The Four Steps of the Loop

The training loop has four steps that repeat over and over until the model stops improving. Step 1 — Make a prediction. The model receives an input (say, a photo) and produces a guess (say, 'cat'). Early in training, this guess is essentially random. Step 2 — Compare to the correct answer. The model's prediction is compared to the true label (the actual right answer for that example). If the model predicted 'cat' and the true label was 'dog,' it got it wrong. Step 3 — Calculate the error. A mathematical score called the loss (or error) measures exactly how wrong the prediction was. A large loss means the model is far off; a loss near zero means it is almost right. Step 4 — Adjust and repeat. The model tweaks its internal numbers — its parameters — to make the loss smaller next time. Then the loop starts again with the next training example. After thousands or millions of loops, the parameters settle into values that produce consistently good predictions. That collection of tuned parameters is the trained model.

The Training Loop in One Sentence

A model learns by repeatedly making predictions, measuring how wrong those predictions are, and nudging its internal numbers in the direction that reduces the error.

The adjustment step deserves more attention because it is where the real 'learning' happens. The model does not randomly change its parameters and hope for the best — it uses a mathematical technique called gradient descent to find the direction of change that will reduce the loss most efficiently. Think of it like a hiker trying to find the lowest point in a hilly valley by always taking a step downhill. The hiker does not need a map of the whole valley — just the direction that goes down from wherever they are standing right now. The amount each parameter changes per step is controlled by a setting called the learning rate. A learning rate that is too large causes the model to overshoot and bounce around; too small, and learning is painfully slow. Choosing a good learning rate is part of the art of training models.

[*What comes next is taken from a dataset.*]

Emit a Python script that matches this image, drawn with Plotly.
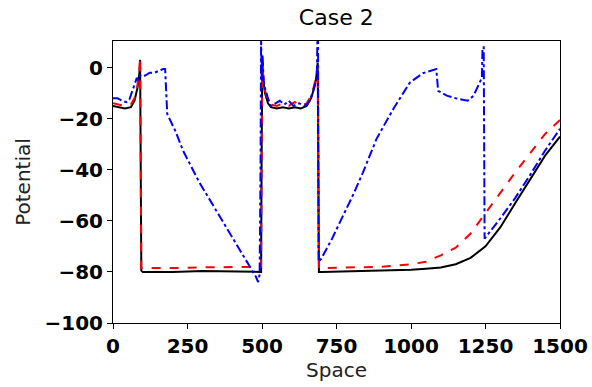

Flashcards — click each card to reveal the answer

When Does the Loop Stop?

The training loop does not run forever. It stops when one of several conditions is met: the loss drops below an acceptable threshold, the model stops improving after many iterations, or a preset number of epochs (full passes through the training data) is complete. A model that trains for too few iterations will underperform — it has not learned enough yet. A model that trains for too many iterations on the same data can actually start to memorize the training examples rather than learn general patterns — a problem called overfitting that you will encounter in Lesson 8 of this module. Finding the sweet spot is part of what makes training machine learning models a craft as much as a science.

Connect to Lesson 1

In Lesson 1, you learned that machine learning finds patterns from data instead of explicit rules. The training loop is the mechanism that makes that happen — it is how the rules get 'baked in' to the model's parameters through experience.

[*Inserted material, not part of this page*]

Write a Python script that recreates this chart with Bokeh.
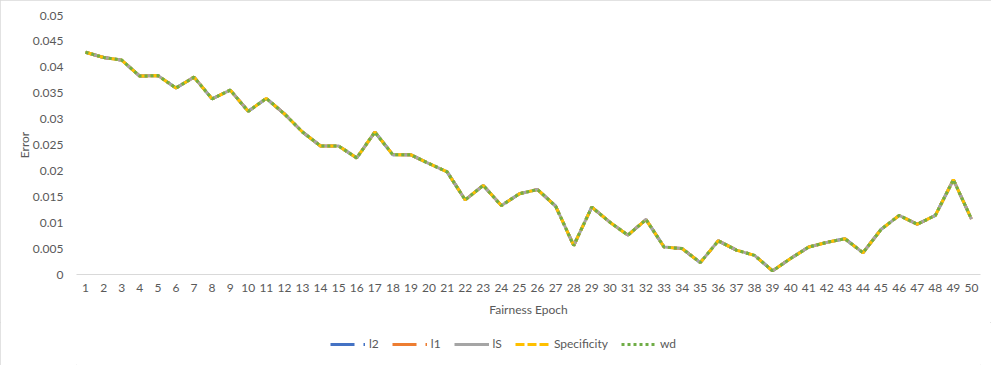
from bokeh.plotting import figure
from bokeh.models import Range1d, FixedTicker, Legend, LegendItem
from bokeh.layouts import column
from bokeh.embed import file_html
from bokeh.resources import INLINE

epochs = list(range(1, 51))
error = [0.0429, 0.0419, 0.0414, 0.0383, 0.0384, 0.0360, 0.0381, 0.0339, 0.0356, 0.0315,
         0.0340, 0.0310, 0.0275, 0.0248, 0.0248, 0.0225, 0.0275, 0.0231, 0.0231, 0.0214,
         0.0198, 0.0144, 0.0172, 0.0133, 0.0156, 0.0164, 0.0132, 0.0056, 0.0130, 0.0101,
         0.0076, 0.0106, 0.0053, 0.0050, 0.0023, 0.0065, 0.0047, 0.0037, 0.0007, 0.0031,
         0.0053, 0.0062, 0.0069, 0.0042, 0.0087, 0.0114, 0.0097, 0.0114, 0.0183, 0.0107]
l2 = error
l1 = error
lS = error
specificity = error
wd = error

series_names = ["l2", "l1", "lS", "Specificity", "wd"]
series_values = [l2, l1, lS, specificity, wd]
series_colors = ["#4472C4", "#ED7D31", "#A5A5A5", "#FFC000", "#70AD47"]
series_dash = ["24 9 3 9", "24 9 3 9 3 9", "solid", "9 3", "3 3"]

y_ticks = [0, 0.005, 0.01, 0.015, 0.02, 0.025, 0.03, 0.035, 0.04, 0.045, 0.05]
y_tick_labels = ["0", "0.005", "0.01", "0.015", "0.02", "0.025", "0.03", "0.035", "0.04", "0.045", "0.05"]

FONT = "Lato"
TXT = "#595959"

p = figure(frame_width=904, frame_height=259, output_backend="svg", toolbar_location=None,
           x_range=Range1d(0.5, 50.5), y_range=Range1d(0, 0.05),
           min_border_left=76, min_border_right=11, min_border_top=15, min_border_bottom=48)
p.outline_line_color = None
p.grid.visible = False

for name, vals, col, dash in zip(series_names, series_values, series_colors, series_dash):
    p.line(epochs, vals, line_color=col, line_width=3, line_dash=dash)

xa = p.xaxis[0]
xa.ticker = FixedTicker(ticks=epochs)
xa.axis_label = "Fairness Epoch"
xa.axis_line_color = "#D9D9D9"
xa.major_tick_line_color = None
xa.minor_tick_line_color = None
xa.major_tick_out = 0
xa.major_tick_in = 0
xa.minor_tick_out = 0
xa.major_label_standoff = 9
xa.axis_label_standoff = 7
xa.major_label_text_font = FONT
xa.major_label_text_font_size = "12px"
xa.major_label_text_color = TXT
xa.axis_label_text_font = FONT
xa.axis_label_text_font_size = "12px"
xa.axis_label_text_font_style = "normal"
xa.axis_label_text_color = TXT

ya = p.yaxis[0]
ya.ticker = FixedTicker(ticks=y_ticks)
ya.major_label_overrides = {t: s for t, s in zip(y_ticks, y_tick_labels)}
ya.axis_label = "Error"
ya.axis_line_color = None
ya.major_tick_line_color = None
ya.minor_tick_line_color = None
ya.major_tick_out = 0
ya.major_tick_in = 0
ya.minor_tick_out = 0
ya.major_label_standoff = 13
ya.axis_label_standoff = -2
ya.major_label_text_font = FONT
ya.major_label_text_font_size = "12px"
ya.major_label_text_color = TXT
ya.axis_label_text_font = FONT
ya.axis_label_text_font_size = "12px"
ya.axis_label_text_font_style = "normal"
ya.axis_label_text_color = TXT

# legend strip below the chart: keys use the same series, kept out of its view
pl = figure(width=904 + 76 + 11, height=43, output_backend="svg", toolbar_location=None,
            x_axis_type=None, y_axis_type=None, min_border=0,
            x_range=Range1d(-100, -99), y_range=Range1d(0, 1))
pl.outline_line_color = None
keys = []
for name, vals, col, dash in zip(series_names, series_values, series_colors, series_dash):
    r = pl.line(epochs, vals, line_color=col, line_width=3, line_dash=dash)
    keys.append(LegendItem(label=name, renderers=[r]))

legend = Legend(items=keys, orientation="horizontal", location=(254, 14),
                glyph_width=35, glyph_height=14, label_standoff=4, spacing=13, label_width=0,
                label_height=14, padding=0, margin=0, border_line_color=None,
                background_fill_alpha=0,
                label_text_font=FONT, label_text_font_size="12px", label_text_color=TXT)
pl.add_layout(legend, "center")

layout = column(p, pl, spacing=0)
layout.styles = {"outline": "1px solid #D9D9D9", "outline-offset": "-1px"}

open("out.html", "w").write(file_html(layout, INLINE))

Fill in the blanks to complete the description of the training loop.

In each iteration, the model makes a , the result is compared to the correct answer, the measures how wrong it was, and the parameters are to improve next time.

What is the purpose of the loss function in the training loop?

What happens if the learning rate is set too high?

Simulate the Training Loop by Hand

  1. You are going to act as a simple model learning to predict whether a number is greater than 5.
  2. Step 1: Your model starts with the rule 'predict YES if the number is greater than 3.' (This is your initial — imperfect — parameter.)
  3. Step 2: Test your rule on these examples in order: 2 (answer: NO), 7 (answer: YES), 4 (answer: NO), 9 (answer: YES), 3 (answer: NO).
  4. Step 3: For each example your rule gets wrong, adjust your threshold by 1 in the correct direction. (If you predicted YES but the answer was NO, raise the threshold by 1.)
  5. Step 4: After all five examples, what is your final threshold? How many examples does your updated rule get right?
  6. This is the training loop in its simplest possible form — make a prediction, find the error, adjust, repeat.